Improving fairness, getting savers to boost their contributions and ensuring members have the right strategies in place post retirement are among the main challenges facing Australia, South Africa, the US and Ireland. Representatives from these countries tell the audience at Workplace Pensions Live what the UK can learn from these experiences.
Fairness is the key issue for Australia’s Superannuation system, says Dianne Day, client director at Independent Trustee Services. Questions being asked about the system include whether the government obtains value for money by providing tax relief for its members and what the purpose of superannuation is. Limiting tax breaks for higher income earners to create a more equitable structure is meanwhile a key concern of the Australian government, much like in the UK, says Day.
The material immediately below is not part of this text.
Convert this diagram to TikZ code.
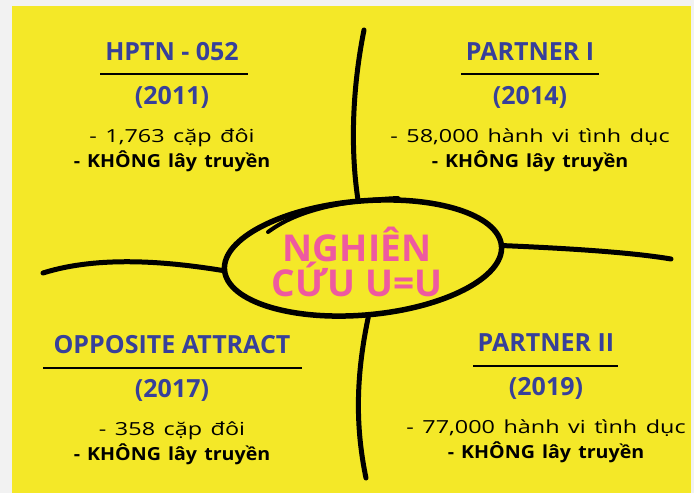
\documentclass[tikz,border=0pt]{standalone}
\usepackage{fontspec}
\setmainfont{Open Sans}
\newfontfamily\bodyfont[FakeStretch=1.3, WordSpace=1.4, BoldFeatures={FakeStretch=1.09}]{Open Sans}
\usetikzlibrary{shapes.geometric}
\definecolor{bgyellow}{HTML}{F4E828}
\definecolor{titleblue}{HTML}{37409A}
\definecolor{hotpink}{HTML}{EE5AA0}

\begin{document}
\begin{tikzpicture}[x=1pt,y=-1pt]
	\tikzstyle{Title} = [font=\bfseries\fontsize{25}{28}\selectfont, text=titleblue, inner sep=0pt]
	\tikzstyle{Year} = [font=\bfseries\fontsize{25}{28}\selectfont, text=titleblue, inner sep=0pt]
	\tikzstyle{Body} = [font=\bodyfont\fontsize{18}{25}\selectfont, align=center, inner sep=0pt]
	\tikzstyle{rule} = [line width=2.2pt, black]
	\tikzstyle{brush} = [line width=5pt, line cap=round, black]
	
	\useasboundingbox (0,0) rectangle (694,493);
	\fill [black!5] (0,0) rectangle (694,493);
	\fill [bgyellow] (12,6) rectangle (691,493);
	
	% four studies
	\node (hptn) [Title] at (172,52) {HPTN - 052};
	\draw [rule] (100,74) -- (248,74);
	\node (y1) [Year] at (172,97) {(2011)};
	\node (b1) [Body] at (172,150) {- 1,763 cặp đôi\\\textbf{- KHÔNG lây truyền}};
	
	\node (p1) [Title] at (530,52) {PARTNER I};
	\draw [rule] (461,74) -- (599,74);
	\node (y2) [Year] at (530,97) {(2014)};
	\node (b2) [Body] at (530,150) {- 58,000 hành vi tình dục\\\textbf{- KHÔNG lây truyền}};
	
	\node (opp) [Title] at (172,345) {OPPOSITE ATTRACT};
	\draw [rule] (43,368) -- (302,368);
	\node (y3) [Year] at (172,390) {(2017)};
	\node (b3) [Body] at (172,443) {- 358 cặp đôi\\\textbf{- KHÔNG lây truyền}};
	
	\node (p2) [Title] at (546,343) {PARTNER II};
	\draw [rule] (473,366) -- (618,366);
	\node (y4) [Year] at (546,388) {(2019)};
	\node (b4) [Body] at (546,441) {- 77,000 hành vi tình dục\\\textbf{- KHÔNG lây truyền}};
	
	% centre
	\node (ring) [ellipse, draw, line width=5.5pt, inner sep=0pt, minimum width=278, minimum height=114, rotate=5] at (363,258) {};
	\node (mid) [font=\bfseries\fontsize{37}{31}\selectfont, text=hotpink, align=center] at (357,262) {NGHIÊN\\CỨU U=U};
	\draw [brush, line width=4pt] (268,232) .. controls (295,212) and (335,201) .. (398,198);
	
	\coordinate (top) at (364,30);
	\coordinate (bot) at (366,478);
	\coordinate (lft) at (43,273);
	\coordinate (rgt) at (671,259);
	\draw [brush] (top) .. controls (350,100) and (352,160) .. (ring.north);
	\draw [brush] (ring.south) .. controls (355,380) and (356,430) .. (bot);
	\draw [brush] (lft) .. controls (100,255) and (170,262) .. (ring.west);
	\draw [brush] (ring.east) .. controls (560,248) and (630,252) .. (rgt);
\end{tikzpicture}
\end{document}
South Africa is examining the failures that have come about due to the transition from DB to DC schemes, and how to improve retirement outcomes by ensuring enough money is paid in to pension pots, as well as the fair treatment of consumers, says Kobus Hanekom, head of strategy, governance and compliance at Simeka Consultants and Actuaries.
Similarly in the US, there is a concern about making sure enough capital is accumulated to support individuals through their retirement, and the state is grappling with how to encourage people to do this, says Steve Charlton, defined contribution proposition manager for Europe at Vanguard Asset Management.
Meanwhile in Ireland, since scheme members have had the drawdown option for longer than they have in the UK, tailoring lifestyle strategies according to individual needs has become the main area of focus, according to Jerry Moriarty, vice chair of PensionsEurope.
Is 8% enough?
In the UK, debate has begun to centre around whether a minimum contribution of 8% through auto enrolment is an adequate level of saving to generate a decent retirement income. Asked whether the panel thought this was enough, Day responds: “there is a danger of not seizing the opportunity and going hard early; soft compulsion creates a danger of giving the message 8% is enough.” In turn, this takes the sense of ownership and responsibility out of an individual’s hands. It is therefore important to encourage additional voluntary contributions, says Day.
“If you tell people 8% is the right number, then 8% is what they’ll pay.”
Charlton agrees that setting a minimum contribution rate of 8% could lead to a degree of complacency. “If you tell people 8% is the right number, then 8% is what they’ll pay.”
There is also a question as to what level is deemed adequate under a range of different salaries, says Charlton. The further an individual moves away from what may be regarded as a modest salary, a gap emerges between their definition of adequacy and what is provided through the state, he adds.
Irish employers are becoming ‘quite generous’ in response to the issue of adequacy, because they do not necessarily want employees to continue working but recognise they might do so if their retirement pot is not sufficient, says Moriarty.
In South Africa, most corporates seek a fresh flow of talent and can compel employees to retire at 60, though it is not compulsory to buy an annuity, says Hanekom. In reality, the average retirement age is 63—though that has dropped down from 65—as people do not save enough, he adds.
In anticipation of this challenge, the US sees services provided to help individuals build the right portfolio and income stream for them, with some of these services being delivered face-to-face, and a newer trend emerging towards robo-based advice, according to Charlton.
Australia’s Superannuation System meanwhile includes an email alert that informs individuals as to the status of their retirement savings and where they are on that journey, helping to create awareness and a sense of ownership, Day, who uses the system herself, tells the audience.